The holidays shopping bills are already in the mail and for many Americans, the total might be a bit depressing.

But that’s nothing compared to how depressed you’re going to be if you don’t have a plan to deal with your holiday debt. Carrying a load of debt could cause your credit score to suffer.

But nothing will sink your score faster than paying bills late.

While some consumers will pay off their December credit card bills in full, more than half will spend months paying off the $1,500 in presents and holiday cheer they charged. But what many consumers don’t understand is how and when they pay those bills affects what kind of credit, insurance and jobs they’ll be able to get over the next two years.

“If you don’t have a good credit score, you’re paying too much for everything. You’re paying too much for your mortgage, your auto loans, your credit cards, your insurance and probably your apartment as well,” says personal finance columnist Liz Weston (LizWeston.com), who is also author of Your Credit Score (Pearson/Prentice Hall, $17.95).

If you pay even one bill late, you’ll be paying for that mistake over and over again. Other credit card companies will use that one late payment as an excuse to jack up your interest rate even if you’ve never paid a single bill late for that particular credit card.

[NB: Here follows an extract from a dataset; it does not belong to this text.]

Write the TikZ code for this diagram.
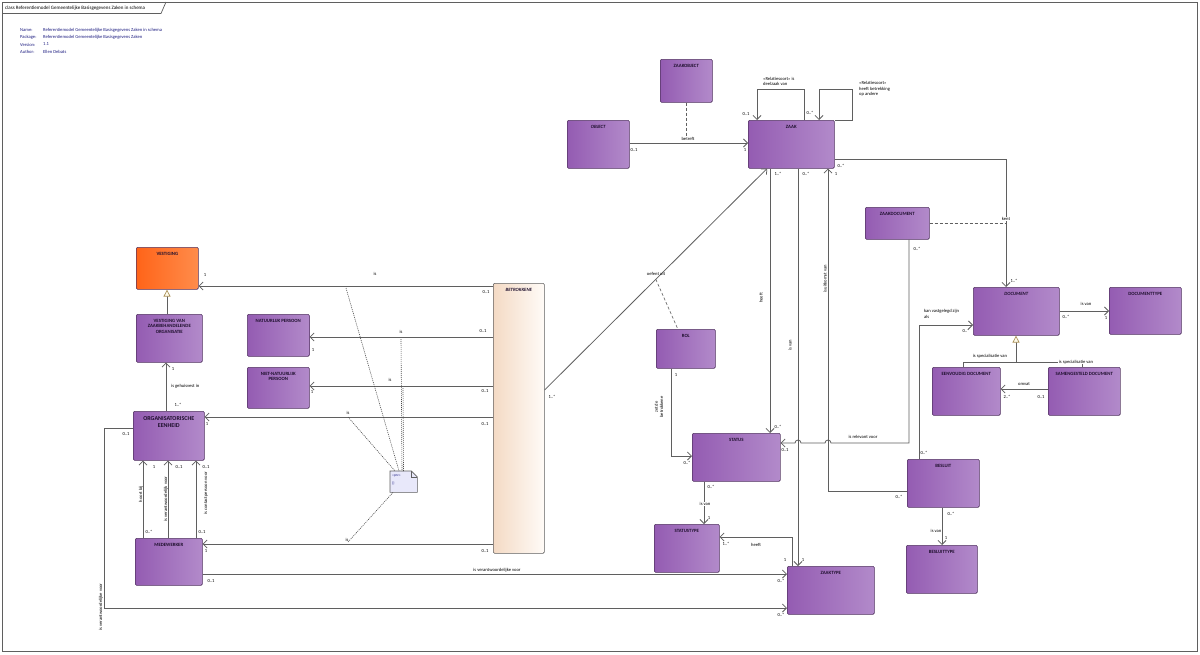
\documentclass[tikz,border=0pt]{standalone}
\usepackage{fontspec}
\setmainfont{Carlito}
\usetikzlibrary{arrows.meta,calc}
\definecolor{purpL}{RGB}{148,92,178}
\definecolor{purpR}{RGB}{178,138,202}
\definecolor{boxborder}{RGB}{80,50,95}
\definecolor{orL}{RGB}{255,100,25}
\definecolor{orR}{RGB}{255,140,75}
\definecolor{peachL}{RGB}{244,218,196}
\definecolor{peachR}{RGB}{255,251,247}
\definecolor{linec}{RGB}{95,95,95}
\definecolor{titlec}{RGB}{30,15,45}
\definecolor{infoc}{RGB}{30,30,130}
\definecolor{notefill}{RGB}{232,232,250}
\definecolor{tanc}{RGB}{170,145,90}
\definecolor{creamc}{RGB}{255,252,235}
\tikzset{
  every node/.style={inner sep=0pt},
  umlbox/.style={draw=boxborder, line width=0.6pt, rounded corners=1.2pt, left color=purpL, right color=purpR, anchor=north west},
  orbox/.style={umlbox, left color=orL, right color=orR},
  betrbox/.style={umlbox, left color=peachL, right color=peachR, draw=linec},
  boxtitle/.style={anchor=north, yshift=-5pt, align=center, text=titlec, font=\fontsize{4.8}{5.6}\selectfont\bfseries},
  bigtitle/.style={boxtitle, font=\fontsize{6}{7}\selectfont\bfseries},
  ittitle/.style={boxtitle, font=\fontsize{4.8}{5.6}\selectfont\bfseries\itshape},
  assoc/.style={draw=linec, line width=0.8pt, -{Straight Barb[length=4pt,width=8pt,line width=0.75pt]}},
  plain/.style={draw=linec, line width=0.8pt},
  gen/.style={draw=linec, line width=0.8pt, -{Triangle[open,length=7pt,width=7pt,color=tanc,fill=creamc,line width=0.7pt]}},
  dashc/.style={draw=linec, line width=0.6pt, dash pattern=on 3pt off 2pt},
  dotc/.style={draw=linec!80!black, line width=0.6pt, dash pattern=on 1pt off 1pt},
  lbl/.style={font=\fontsize{4.6}{5.3}\selectfont, text=black},
  lblw/.style={lbl, fill=white, inner sep=0.5pt},
  rlbl/.style={lbl, rotate=90, fill=white, inner sep=0.5pt},
  infotxt/.style={font=\fontsize{4.6}{5.4}\selectfont, text=infoc, anchor=west},
}
\newcommand{\mkbox}[7]{%
  \node[#1, minimum width={(#5-#3)*1pt}, minimum height={(#6-#4)*1pt}] (#2) at (#3,#4) {};%
}
\begin{document}
\begin{tikzpicture}[x=1pt,y=-1pt]
\useasboundingbox (0,0) rectangle (1200,654);
\fill[white] (0,0) rectangle (1200,654);
% frame
\draw[linec, line width=0.7pt] (2,2) rectangle (1197,651);
\draw[linec, line width=0.7pt] (2,13.5) -- (161,13.5) -- (166,2);
\node[font=\fontsize{5}{6}\selectfont, anchor=west] (hdr) at (5,8) {class Referentiemodel Gemeentelijke Basisgegevens Zaken in schema};
\node[infotxt] (in1) at (20,30.5) {Name:};
\node[infotxt] (in2) at (20,37.5) {Package:};
\node[infotxt] (in3) at (20,44.5) {Version:};
\node[infotxt] (in4) at (20,51.5) {Author:};
\node[infotxt] (iv1) at (43,30.5) {Referentiemodel Gemeentelijke Basisgegevens Zaken in schema};
\node[infotxt] (iv2) at (43,37.5) {Referentiemodel Gemeentelijke Basisgegevens Zaken};
\node[infotxt] (iv3) at (43,44.5) {1.1};
\node[infotxt] (iv4) at (43,51.5) {Ellen Debats};

% boxes
\mkbox{orbox}{vest}{136}{247}{198}{289}{}
\mkbox{umlbox}{vvzo}{136}{314}{202}{362}{}
\mkbox{umlbox}{np}{247}{314}{309}{356}{}
\mkbox{umlbox}{nnp}{247}{367}{309}{408}{}
\mkbox{umlbox}{oe}{133}{411}{204}{460}{}
\mkbox{umlbox}{mdw}{135}{538}{202}{585}{}
\mkbox{betrbox}{betr}{493}{283}{544}{553}{}
\mkbox{umlbox}{zob}{660}{59}{712}{102}{}
\mkbox{umlbox}{obj}{567}{120}{629}{168}{}
\mkbox{umlbox}{zaak}{748}{120}{834}{168}{}
\mkbox{umlbox}{zdoc}{865}{207}{929}{239}{}
\mkbox{umlbox}{doc}{973}{287}{1059}{335}{}
\mkbox{umlbox}{doct}{1109}{287}{1181}{334}{}
\mkbox{umlbox}{evd}{932}{367}{1000}{415}{}
\mkbox{umlbox}{smd}{1048}{367}{1120}{415}{}
\mkbox{umlbox}{rol}{656}{329}{715}{368}{}
\mkbox{umlbox}{stat}{692}{433}{780}{481}{}
\mkbox{umlbox}{stt}{654}{524}{719}{572}{}
\mkbox{umlbox}{zt}{787}{566}{874}{614}{}
\mkbox{umlbox}{bes}{907}{459}{979}{507}{}
\mkbox{umlbox}{best}{906}{545}{977}{593}{}

\node[boxtitle] (t-vest) at (vest.north) {VESTIGING};
\node[boxtitle] (t-vvzo) at (vvzo.north) {VESTIGING VAN\\ZAAKBEHANDELENDE\\ORGANISATIE};
\node[boxtitle] (t-np) at (np.north) {NATUURLIJK PERSOON};
\node[boxtitle] (t-nnp) at (nnp.north) {NIET-NATUURLIJK\\PERSOON};
\node[bigtitle] (t-oe) at (oe.north) {ORGANISATORISCHE\\EENHEID};
\node[boxtitle] (t-mdw) at (mdw.north) {MEDEWERKER};
\node[ittitle] (t-betr) at (betr.north) {BETROKKENE};
\node[boxtitle] (t-zob) at (zob.north) {ZAAKOBJECT};
\node[ittitle] (t-obj) at (obj.north) {OBJECT};
\node[boxtitle] (t-zaak) at (zaak.north) {ZAAK};
\node[boxtitle] (t-zdoc) at (zdoc.north) {ZAAKDOCUMENT};
\node[ittitle] (t-doc) at (doc.north) {DOCUMENT};
\node[boxtitle] (t-doct) at (doct.north) {DOCUMENTTYPE};
\node[boxtitle] (t-evd) at (evd.north) {EENVOUDIG DOCUMENT};
\node[boxtitle] (t-smd) at (smd.north) {SAMENGESTELD DOCUMENT};
\node[boxtitle] (t-rol) at (rol.north) {ROL};
\node[boxtitle] (t-stat) at (stat.north) {STATUS};
\node[boxtitle] (t-stt) at (stt.north) {STATUSTYPE};
\node[boxtitle] (t-zt) at (zt.north) {ZAAKTYPE};
\node[boxtitle] (t-bes) at (bes.north) {BESLUIT};
\node[boxtitle] (t-best) at (best.north) {BESLUITTYPE};

% note
\node[minimum width=27pt, minimum height=21pt, anchor=north west] (note) at (390,471) {};
\draw[draw=linec, fill=notefill, line width=0.6pt] (note.north west) -- ([xshift=-6pt]note.north east) -- ([yshift=-6pt]note.north east) -- (note.south east) -- (note.south west) -- cycle;
\draw[draw=linec, line width=0.5pt] ([xshift=-6pt]note.north east) -- ([xshift=-6pt,yshift=-6pt]note.north east) -- ([yshift=-6pt]note.north east);
\node[font=\fontsize{3.6}{4}\selectfont, text=infoc, anchor=west] (nt1) at (392,476) {«prv»};
\node[font=\fontsize{3.6}{4}\selectfont, text=infoc, anchor=west] (nt2) at (392,483) {\{\}};

% BETROKKENE associations
\draw[assoc] (betr.west |- 0,286) -- (vest.east |- 0,286);
\node[lbl] at (375,274) {is};
\node[lbl] at (205,275) {1};
\node[lbl] at (486,292) {0..1};
\draw[assoc] (betr.west |- 0,337) -- (np.east |- 0,337);
\node[lbl] at (401,332) {is};
\node[lbl] at (483,331) {0..1};
\node[lbl] at (313,350) {1};
\draw[assoc] (betr.west |- 0,386) -- (nnp.east |- 0,386);
\node[lbl] at (390,380) {is};
\node[lbl] at (485,391) {0..1};
\node[lbl] at (312,392) {1};
\draw[assoc] (betr.west |- 0,417) -- (oe.east |- 0,417);
\node[lbl] at (348,413) {is};
\node[lbl] at (485,424) {0..1};
\node[lbl] at (207,424) {1};
\draw[assoc] (betr.west |- 0,544) -- (mdw.east |- 0,544);
\node[lbl] at (347,540) {is};
\node[lbl] at (485,551) {0..1};
\node[lbl] at (206,551) {1};

% note links
\coordinate (nl1) at (346,288);
\coordinate (nl2) at (401,339);
\coordinate (nl3) at (403,388);
\coordinate (nl4) at (348,417);
\coordinate (nl5) at (348,542);
\draw[dotc] (nl1) -- ([xshift=9pt]note.north west);
\draw[dotc] (nl2) -- ([xshift=12pt]note.north west);
\draw[dotc] (nl3) -- ([xshift=13.5pt]note.north west);
\draw[dotc] (nl4) -- ([xshift=5pt]note.north west);
\draw[dotc] (nl5) -- ([xshift=3pt]note.south west);

% BETROKKENE -> ZAAK
\coordinate (bz1) at (betr.east |- 0,390);
\coordinate (bz2) at ([xshift=19pt]zaak.south west);
\draw[assoc] (bz1) -- (bz2);
\coordinate (bzm) at ($(bz1)!0.5!(bz2)$);
\draw[dashc] (bzm) -- ([xshift=-8pt]rol.north);
\node[lbl] at (656,274) {oefent uit};
\node[lbl] at (552,397) {1..*};

% OBJECT -> ZAAK
\draw[assoc] (obj.east |- 0,143) -- (zaak.west |- 0,143);
\draw[dashc] (zob.south) -- (zob.south |- 0,140);
\node[lbl, fill=white, inner sep=0.5pt] at (688,139) {betreft};
\node[lbl] at (634,150) {0..1};
\node[lbl] at (745,150) {1};

% ZAAK self loops
\draw[assoc] (zaak.north -| 804,0) -- (804,89) -- (757,89) -- (zaak.north -| 757,0);
\node[lbl, anchor=west, align=left] at (763,81.5) {«Relatiesoort» is\\deelzaak van};
\node[lbl] at (746,114) {0..1};
\draw[assoc] (zaak.north east) -- (852,120) -- (852,89) -- (819,89) -- (zaak.north -| 819,0);
\node[lbl, anchor=west, align=left] at (859,89) {«Relatiesoort»\\heeft betrekking\\op andere};
\node[lbl] at (810,113) {0..*};

% ZAAK -> DOCUMENT kent
\draw[assoc] (zaak.east |- 0,159) -- (1006,159) -- (doc.north -| 1006,0);
\draw[dashc] (zdoc.east |- 0,223) -- (1006,223);
\node[lblw] at (1006,219) {kent};
\node[lbl] at (841,166) {0..*};
\node[lbl] at (1014,281) {1..*};

% ZAAK -> STATUS heeft
\draw[assoc] (zaak.south -| 770,0) -- (stat.north -| 770,0);
\node[rlbl] at (761,298) {heeft};
\node[lbl] at (778,174) {1..*};
\node[lbl] at (778,427) {0..*};

% ZAAK -> ZAAKTYPE is van
\draw[assoc] (zaak.south -| 798,0) -- (zt.north -| 798,0);
\node[rlbl] at (790,345) {is van};
\node[lbl] at (806,174) {0..*};
\node[lbl] at (803,560) {1};

% BESLUIT -> ZAAK is uitkomst van
\draw[assoc] (bes.west |- 0,491) -- (828,491) -- (zaak.south -| 828,0);
\node[rlbl] at (825,279) {is uitkomst van};
\node[lbl] at (836,174) {1};
\node[lbl] at (899,497) {0..*};

% ZAAKDOCUMENT -> STATUS is relevant voor
\draw[assoc] (zdoc.south -| 909,0) -- (909,443) -- (831,443)
   arc[start angle=0, end angle=180, radius=3pt] -- (801,443)
   arc[start angle=0, end angle=180, radius=3pt] -- (stat.east |- 0,443);
\node[lbl] at (863,437) {is relevant voor};
\node[lbl] at (917,249) {0..*};
\node[lbl] at (785,450) {0..1};

% BESLUIT -> DOCUMENT kan vastgelegd zijn als
\draw[assoc] (bes.north -| 919,0) -- (919,325) -- (doc.west |- 0,325);
\node[lbl, anchor=west, align=left] at (924,314) {kan vastgelegd zijn\\als};
\node[lbl] at (966,331) {0..*};
\node[lbl] at (924,453) {0..*};

% generalization documents
\draw[plain] (evd.north -| 963,0) -- (963,362) -- (1082,362) -- (smd.north -| 1082,0);
\draw[gen] (1016,362) -- (doc.south -| 1016,0);
\node[lbl] at (990,356) {is specialisatie van};
\node[lblw] at (1076,362) {is specialisatie van};

% omvat
\draw[assoc] (smd.west |- 0,389) -- (evd.east |- 0,389);
\node[lbl] at (1024,384) {omvat};
\node[lbl] at (1007,397) {2..*};
\node[lbl] at (1041,397) {0..1};

% DOCUMENT -> DOCUMENTTYPE
\draw[assoc] (doc.east |- 0,311) -- (doct.west |- 0,311);
\node[lbl] at (1086,304) {is van};
\node[lbl] at (1066,317) {0..*};
\node[lbl] at (1106,318) {1};

% ROL -> STATUS
\draw[assoc] (rol.south -| 671,0) -- (671,456) -- (stat.west |- 0,456);
\node[rlbl, align=center] at (659,407) {zet de\\betrokkene};
\node[lbl] at (676,375) {1};
\node[lbl] at (687,463) {0..*};

% STATUS -> STATUSTYPE
\draw[assoc] (stat.south -| 704,0) -- (stt.north -| 704,0);
\node[lblw] at (705,504) {is van};
\node[lbl] at (711,487) {0..*};
\node[lbl] at (709,518) {1};

% ZAAKTYPE -> STATUSTYPE heeft
\draw[assoc] (zt.north -| 792,0) -- (792,537) -- (stt.east |- 0,537);
\node[lbl] at (756,545) {heeft};
\node[lbl] at (726,544) {1..*};
\node[lbl] at (785,560) {1};

% BESLUIT -> BESLUITTYPE
\draw[assoc] (bes.south -| 942,0) -- (best.north -| 942,0);
\node[lblw] at (936,531) {is van};
\node[lbl] at (951,514) {0..*};
\node[lbl] at (946,538) {1};

% OE -> VvZO
\draw[assoc] (oe.north -| 166,0) -- (vvzo.south -| 166,0);
\node[lbl, anchor=west] at (171,386) {is gehuisvest in};
\node[lbl] at (173,369) {1};
\node[lbl] at (178,405) {1..*};
\draw[gen] (vvzo.north -| 167,0) -- (vest.south -| 167,0);

% MEDEWERKER -> OE
\draw[assoc] (mdw.north -| 143,0) -- (oe.south -| 143,0);
\node[rlbl] at (141,494) {hoort bij};
\node[lbl] at (154,467) {1};
\node[lbl] at (149,532) {0..*};
\draw[assoc] (mdw.north -| 168,0) -- (oe.south -| 168,0);
\node[rlbl] at (166,499) {is verantwoordelijk voor};
\node[lbl] at (179,467) {0..1};
\draw[assoc] (mdw.north -| 196,0) -- (oe.south -| 196,0);
\node[rlbl] at (206,493) {is contactpersoon voor};
\node[lbl] at (206,467) {0..1};
\node[lbl] at (202,532) {0..1};

% MEDEWERKER -> ZAAKTYPE
\draw[assoc] (mdw.east |- 0,574) -- (zt.west |- 0,574);
\node[lbl] at (497,570) {is verantwoordelijke voor};
\node[lbl] at (211,581) {0..1};
\node[lbl] at (781,581) {0..*};

% OE -> ZAAKTYPE
\draw[assoc] (oe.west |- 0,428) -- (104,428) -- (104,608) -- (zt.west |- 0,608);
\node[rlbl] at (101,607) {is verantwoordelijke voor};
\node[lbl] at (126,434) {0..1};
\node[lbl] at (781,615) {0..*};
\end{tikzpicture}
\end{document}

“They’re checking your credit report. They see one 30-day late they can jack you up 10 to 15 percent on your interest rate. One-time penalty will go up 20 to 25 percent. A second late within a 12-month period will put you up around 35 percent, says Todd Mark, spokesman for Consumer Credit Counseling Service of Greater Atlanta (CCCSInc.org).

Penalty interest rates of 25 to nearly 40 percent on top of late fees that are approaching $40 can quickly work against you, adding to your debt and making it much more difficult to pay down that debt.

According to MyFico.com, how timely you pay your bills accounts for 35 percent of your credit score, according to MyFico.com. The website is a joint web venture between credit reporting bureau Equifax and Fair Isaacs, the company that invented the credit score.

Account payment information is collected for credit cards, retail accounts, installment loans, finance company accounts, mortgage and home equity loans and lines of credit. Your credit score also looks at whether there are any adverse public records, like bankruptcies, judgments, lawsuits, liens, or wage attachments, and collection items.

Not only does your credit score get hit if you have delinquencies, but the severity of the delinquency is noted as well. So, if you’re 90 days past due on a bill, that’s going to have a worse impact on your credit score than a 30-day late payment.

Finally, your score also takes into account how recently you’ve been past due on your accounts. If you’ve had a late payment in the past 24 months, your credit score will be lower than if you paid one bill late 5 years ago.

Paying on time is the best thing you can do to improve your score, according to David Rubinger, spokesman for Equifax (Equifax.com). But there is more that you can do to pump up your credit score this year, including limiting the amount you charge on your credit card – even if you pay off your card each month.

“I generally tell people don’t use more than 20 to 30 percent of your credit limit. And that shocks a lot of people who are used to running up their credit cards and then paying them off in full every month,” Weston says.

If you use more than 30 percent of your available credit limit, your credit score could drop by as much as 50 points. To creditors, charging to your limit means you’re unable to properly manage your credit.

Credit experts agree that you’re better off charging 20 percent of your maximum credit limit on three different cards than rolling all the debt onto one card and carrying a balance that is 70 percent of your available credit limit.

But watch out for credit cards like Capital One. The company doesn’t report your available credit limit, just the balance you carry.

To anyone who pulls a copy of your credit report, it’ll look like you’ve maxed out your Capital One card, even if your balance is just a few hundred dollars. That can drop your credit score by as much as 50 points and cause creditors to raise your interest rate on other debt you carry.

According to Cardweb and other industry experts, the only other credit card that followed the practice of not reporting the maximum credit limit was First USA. When the company was bought by BankOne, and that practice was discontinued.

Boosting your credit score means you’ll be able to add another credit card to your wallet. If you own several credit cards, including a Capital One card, the other cards will report your maximum available limit, which will ameliorate the potentially negative effect that Capital One’s reporting policies can have.

But there are other benefits as well.

“If you have good credit, you always have the ability to go to your creditor and ask them for a lower rate,” Mark says.